[Recorded data start]
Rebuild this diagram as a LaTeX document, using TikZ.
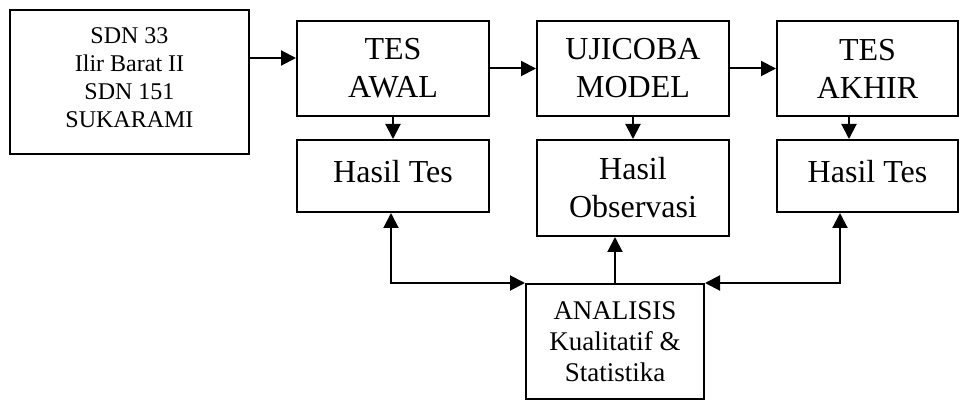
\documentclass[tikz,border=0pt]{standalone}
\usepackage{fontspec}
\setmainfont{Liberation Serif}
\usetikzlibrary{positioning,arrows.meta,calc}

\tikzset{
  kotak/.style={draw, line width=1pt, align=center, inner sep=0pt},
  besar/.style={font=\fontsize{16}{19}\selectfont},
  kecil/.style={font=\fontsize{12}{14}\selectfont},
  panah/.style={line width=1pt, -{Triangle[length=7.5pt,width=7.5pt]}},
  duapanah/.style={line width=1pt, {Triangle[length=7.5pt,width=7.5pt]}-{Triangle[length=7.5pt,width=7.5pt]}}
}

\begin{document}
\begin{tikzpicture}[x=0.5pt, y=-0.5pt]
            \useasboundingbox (0,0) rectangle (960,401);

            \node[kotak, kecil, text depth=4pt, minimum width=119.5pt, minimum height=72pt] (sdn) at (129.5,82) {SDN 33\\Ilir Barat II\\SDN 151\\SUKARAMI};

            \node[kotak, besar, minimum width=96pt, minimum height=47.5pt] (awal) at (393,68.5) {TES\\AWAL};
            \node[kotak, besar, minimum width=96pt, minimum height=47.5pt] (uji) at (633,68.5) {UJICOBA\\MODEL};
            \node[kotak, besar, minimum width=90.5pt, minimum height=47.5pt] (akhir) at (867.5,68.5) {TES\\AKHIR};

            \node[kotak, besar, text depth=5pt, minimum width=96pt, minimum height=36pt] (hasilawal) at (393,176) {Hasil Tes};
            \node[kotak, besar, minimum width=96pt, minimum height=48pt] (observasi) at (633,188) {Hasil\\Observasi};
            \node[kotak, besar, text depth=5pt, minimum width=90.5pt, minimum height=36pt] (hasilakhir) at (867.5,176) {Hasil Tes};

            \node[kotak, font=\fontsize{13.5}{15.5}\selectfont, minimum width=89pt, minimum height=57.5pt] (analisis) at (615,341.5) {ANALISIS\\Kualitatif \&\\Statistika};

            % alur utama
            \draw[panah] ([yshift=12pt]sdn.east) -- ([yshift=12pt]sdn.east -| awal.west);
            \draw[panah] (awal) -- (uji);
            \draw[panah] (uji) -- (akhir);

            % hasil tiap tahap
            \draw[panah] (awal) -- (hasilawal);
            \draw[panah] (uji) -- (observasi);
            \draw[panah] ([xshift=-9.25pt]akhir.south) -- ([xshift=-9.25pt]hasilakhir.north);

            % ke analisis
            \draw[duapanah] ([xshift=-1pt]hasilawal.south) |- (analisis.north west);
            \draw[duapanah] ([xshift=-13.75pt]hasilakhir.south) |- (analisis.north east);
            \draw[panah] (analisis.north) -- (analisis.north |- observasi.south);
        \end{tikzpicture}
\end{document}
[Recorded data end]
Stated exercise:
Output each line exactly; omit every picture.

Written solution:
Rebuild this diagram as a LaTeX document, using TikZ.
\documentclass[tikz,border=0pt]{standalone}
\usepackage{fontspec}
\setmainfont{Liberation Serif}
\usetikzlibrary{positioning,arrows.meta,calc}

\tikzset{
  kotak/.style={draw, line width=1pt, align=center, inner sep=0pt},
  besar/.style={font=\fontsize{16}{19}\selectfont},
  kecil/.style={font=\fontsize{12}{14}\selectfont},
  panah/.style={line width=1pt, -{Triangle[length=7.5pt,width=7.5pt]}},
  duapanah/.style={line width=1pt, {Triangle[length=7.5pt,width=7.5pt]}-{Triangle[length=7.5pt,width=7.5pt]}}
}

\begin{document}
\begin{tikzpicture}[x=0.5pt, y=-0.5pt]
            \useasboundingbox (0,0) rectangle (960,401);

            \node[kotak, kecil, text depth=4pt, minimum width=119.5pt, minimum height=72pt] (sdn) at (129.5,82) {SDN 33\\Ilir Barat II\\SDN 151\\SUKARAMI};

            \node[kotak, besar, minimum width=96pt, minimum height=47.5pt] (awal) at (393,68.5) {TES\\AWAL};
            \node[kotak, besar, minimum width=96pt, minimum height=47.5pt] (uji) at (633,68.5) {UJICOBA\\MODEL};
            \node[kotak, besar, minimum width=90.5pt, minimum height=47.5pt] (akhir) at (867.5,68.5) {TES\\AKHIR};

            \node[kotak, besar, text depth=5pt, minimum width=96pt, minimum height=36pt] (hasilawal) at (393,176) {Hasil Tes};
            \node[kotak, besar, minimum width=96pt, minimum height=48pt] (observasi) at (633,188) {Hasil\\Observasi};
            \node[kotak, besar, text depth=5pt, minimum width=90.5pt, minimum height=36pt] (hasilakhir) at (867.5,176) {Hasil Tes};

            \node[kotak, font=\fontsize{13.5}{15.5}\selectfont, minimum width=89pt, minimum height=57.5pt] (analisis) at (615,341.5) {ANALISIS\\Kualitatif \&\\Statistika};

            % alur utama
            \draw[panah] ([yshift=12pt]sdn.east) -- ([yshift=12pt]sdn.east -| awal.west);
            \draw[panah] (awal) -- (uji);
            \draw[panah] (uji) -- (akhir);

            % hasil tiap tahap
            \draw[panah] (awal) -- (hasilawal);
            \draw[panah] (uji) -- (observasi);
            \draw[panah] ([xshift=-9.25pt]akhir.south) -- ([xshift=-9.25pt]hasilakhir.north);

            % ke analisis
            \draw[duapanah] ([xshift=-1pt]hasilawal.south) |- (analisis.north west);
            \draw[duapanah] ([xshift=-13.75pt]hasilakhir.south) |- (analisis.north east);
            \draw[panah] (analisis.north) -- (analisis.north |- observasi.south);
        \end{tikzpicture}
\end{document}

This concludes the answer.